> **DATA**
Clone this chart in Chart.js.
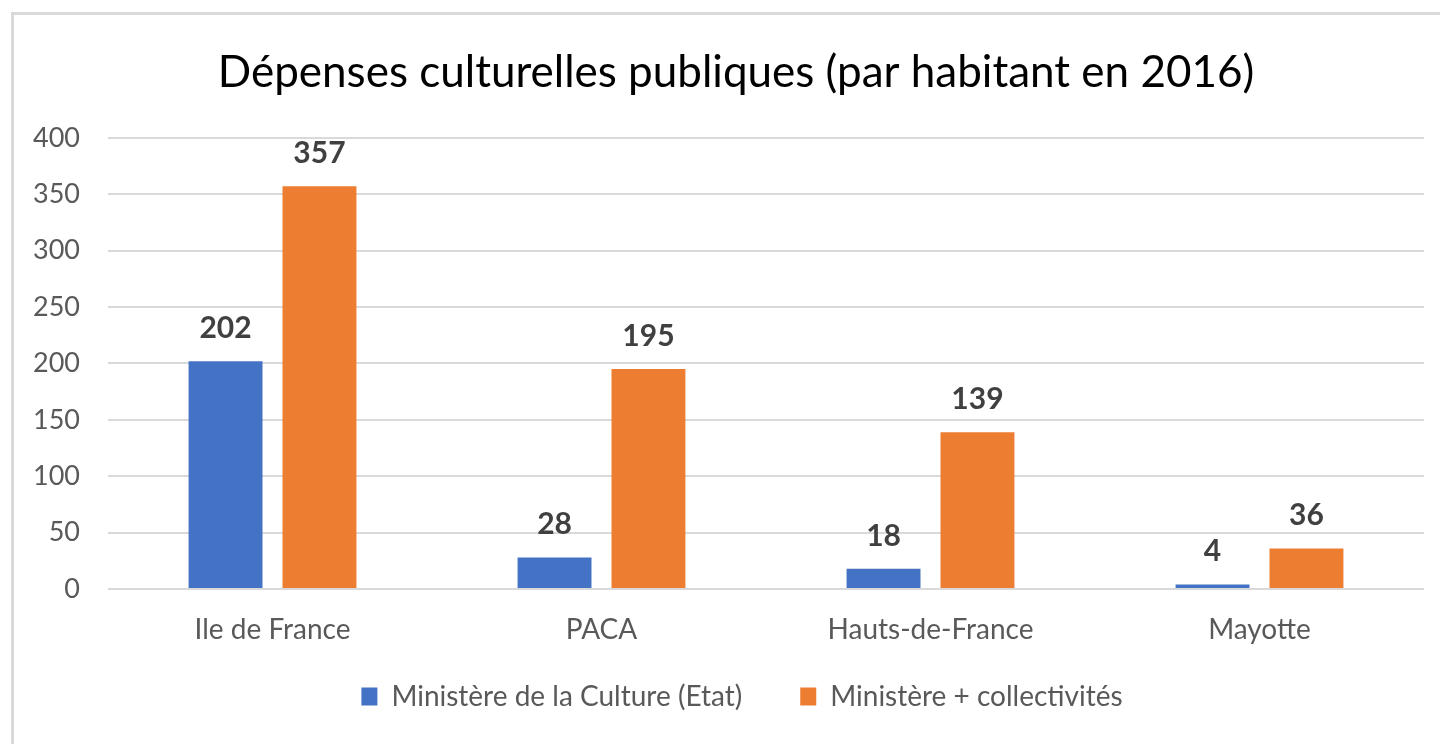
<!DOCTYPE html>
<html>
<head>
<meta charset="utf-8">
<script src="https://cdn.jsdelivr.net/npm/chart.js@4.4.0/dist/chart.umd.min.js"></script>
<style>
  body { margin: 0; background: #fff; }
  #frame { position: absolute; left: 11px; top: 12px; width: 1440px; height: 800px;
           border-left: 3px solid #d9d9d9; border-top: 3px solid #d9d9d9; }
  #myChart { position: absolute; left: 0; top: 0; }
</style>
</head>
<body>
<div id="frame"></div>
<canvas id="myChart" width="1440" height="744"></canvas>
<script>
var regions = ['Ile de France', 'PACA', 'Hauts-de-France', 'Mayotte'];
var etat = [202, 28, 18, 4];
var total = [357, 195, 139, 36];
var seriesNames = ['Ministère de la Culture (Etat)', 'Ministère + collectivités'];
var yTicks = [0, 50, 100, 150, 200, 250, 300, 350, 400];

// value labels above each bar
var valueLabels = {
    id: 'valueLabels',
    afterDatasetsDraw: function (chart) {
        var ctx = chart.ctx;
        ctx.save();
        ctx.font = 'bold 30px Lato';
        ctx.fillStyle = '#404040';
        ctx.textAlign = 'center';
        ctx.textBaseline = 'alphabetic';
        chart.data.datasets.forEach(function (ds, i) {
            chart.getDatasetMeta(i).data.forEach(function (bar, j) {
                ctx.fillText(ds.data[j], bar.x, bar.y - 23);
            });
        });
        ctx.restore();
    }
};

// nudge title and legend to where Excel puts them
var nudge = {
    id: 'nudge',
    afterLayout: function (chart) {
        chart.titleBlock.left += 18;
        chart.titleBlock.right += 18;
        chart.legend.left += 24;
        chart.legend.right += 24;
        chart.legend.top -= 22;
        chart.legend.bottom -= 22;
    }
};

var ctx = document.getElementById('myChart').getContext('2d');
var myChart = new Chart(ctx, {
    type: 'bar',
    data: {
        labels: regions,
        datasets: [{
            label: seriesNames[0],
            data: etat,
            backgroundColor: '#4472C4'
        }, {
            label: seriesNames[1],
            data: total,
            backgroundColor: '#ED7D31'
        }]
    },
    options: {
        responsive: false,
        animation: false,
        categoryPercentage: 0.571,
        barPercentage: 0.787,
        layout: { padding: { left: 12, right: 16, top: 0, bottom: 1.4 } },
        plugins: {
            title: {
                display: true,
                text: 'Dépenses culturelles publiques (par habitant en 2016)',
                color: '#000',
                font: { family: 'Lato', size: 44, weight: 'normal' },
                padding: { top: 46, bottom: 39 }
            },
            legend: {
                position: 'bottom',
                labels: {
                    color: '#595959',
                    font: { family: 'Lato', size: 28 },
                    boxWidth: 16,
                    boxHeight: 18,
                    padding: 58
                }
            },
            tooltip: { enabled: false }
        },
        scales: {
            x: {
                grid: { display: false, drawTicks: false },
                border: { display: false },
                afterFit: function (scale) { scale.height = 57.6; },
                ticks: { color: '#595959', font: { family: 'Lato', size: 28 }, padding: 24 }
            },
            y: {
                min: 0,
                max: 400,
                afterBuildTicks: function (scale) {
                    scale.ticks = yTicks.map(function (v) { return { value: v }; });
                },
                afterFit: function (scale) { scale.width = 96; },
                grid: { color: '#d9d9d9', lineWidth: 2, drawTicks: false },
                border: { display: false },
                ticks: { color: '#595959', font: { family: 'Lato', size: 27 }, padding: 28 }
            }
        }
    },
    plugins: [valueLabels, nudge]
});
</script>
</body>
</html>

> **BRIEF**
Quote the data exactly, leaving every image out of the copy.

> **RESPONSE TO THE TASK**
Clone this chart in Chart.js.
<!DOCTYPE html>
<html>
<head>
<meta charset="utf-8">
<script src="https://cdn.jsdelivr.net/npm/chart.js@4.4.0/dist/chart.umd.min.js"></script>
<style>
  body { margin: 0; background: #fff; }
  #frame { position: absolute; left: 11px; top: 12px; width: 1440px; height: 800px;
           border-left: 3px solid #d9d9d9; border-top: 3px solid #d9d9d9; }
  #myChart { position: absolute; left: 0; top: 0; }
</style>
</head>
<body>
<div id="frame"></div>
<canvas id="myChart" width="1440" height="744"></canvas>
<script>
var regions = ['Ile de France', 'PACA', 'Hauts-de-France', 'Mayotte'];
var etat = [202, 28, 18, 4];
var total = [357, 195, 139, 36];
var seriesNames = ['Ministère de la Culture (Etat)', 'Ministère + collectivités'];
var yTicks = [0, 50, 100, 150, 200, 250, 300, 350, 400];

// value labels above each bar
var valueLabels = {
    id: 'valueLabels',
    afterDatasetsDraw: function (chart) {
        var ctx = chart.ctx;
        ctx.save();
        ctx.font = 'bold 30px Lato';
        ctx.fillStyle = '#404040';
        ctx.textAlign = 'center';
        ctx.textBaseline = 'alphabetic';
        chart.data.datasets.forEach(function (ds, i) {
            chart.getDatasetMeta(i).data.forEach(function (bar, j) {
                ctx.fillText(ds.data[j], bar.x, bar.y - 23);
            });
        });
        ctx.restore();
    }
};

// nudge title and legend to where Excel puts them
var nudge = {
    id: 'nudge',
    afterLayout: function (chart) {
        chart.titleBlock.left += 18;
        chart.titleBlock.right += 18;
        chart.legend.left += 24;
        chart.legend.right += 24;
        chart.legend.top -= 22;
        chart.legend.bottom -= 22;
    }
};

var ctx = document.getElementById('myChart').getContext('2d');
var myChart = new Chart(ctx, {
    type: 'bar',
    data: {
        labels: regions,
        datasets: [{
            label: seriesNames[0],
            data: etat,
            backgroundColor: '#4472C4'
        }, {
            label: seriesNames[1],
            data: total,
            backgroundColor: '#ED7D31'
        }]
    },
    options: {
        responsive: false,
        animation: false,
        categoryPercentage: 0.571,
        barPercentage: 0.787,
        layout: { padding: { left: 12, right: 16, top: 0, bottom: 1.4 } },
        plugins: {
            title: {
                display: true,
                text: 'Dépenses culturelles publiques (par habitant en 2016)',
                color: '#000',
                font: { family: 'Lato', size: 44, weight: 'normal' },
                padding: { top: 46, bottom: 39 }
            },
            legend: {
                position: 'bottom',
                labels: {
                    color: '#595959',
                    font: { family: 'Lato', size: 28 },
                    boxWidth: 16,
                    boxHeight: 18,
                    padding: 58
                }
            },
            tooltip: { enabled: false }
        },
        scales: {
            x: {
                grid: { display: false, drawTicks: false },
                border: { display: false },
                afterFit: function (scale) { scale.height = 57.6; },
                ticks: { color: '#595959', font: { family: 'Lato', size: 28 }, padding: 24 }
            },
            y: {
                min: 0,
                max: 400,
                afterBuildTicks: function (scale) {
                    scale.ticks = yTicks.map(function (v) { return { value: v }; });
                },
                afterFit: function (scale) { scale.width = 96; },
                grid: { color: '#d9d9d9', lineWidth: 2, drawTicks: false },
                border: { display: false },
                ticks: { color: '#595959', font: { family: 'Lato', size: 27 }, padding: 28 }
            }
        }
    },
    plugins: [valueLabels, nudge]
});
</script>
</body>
</html>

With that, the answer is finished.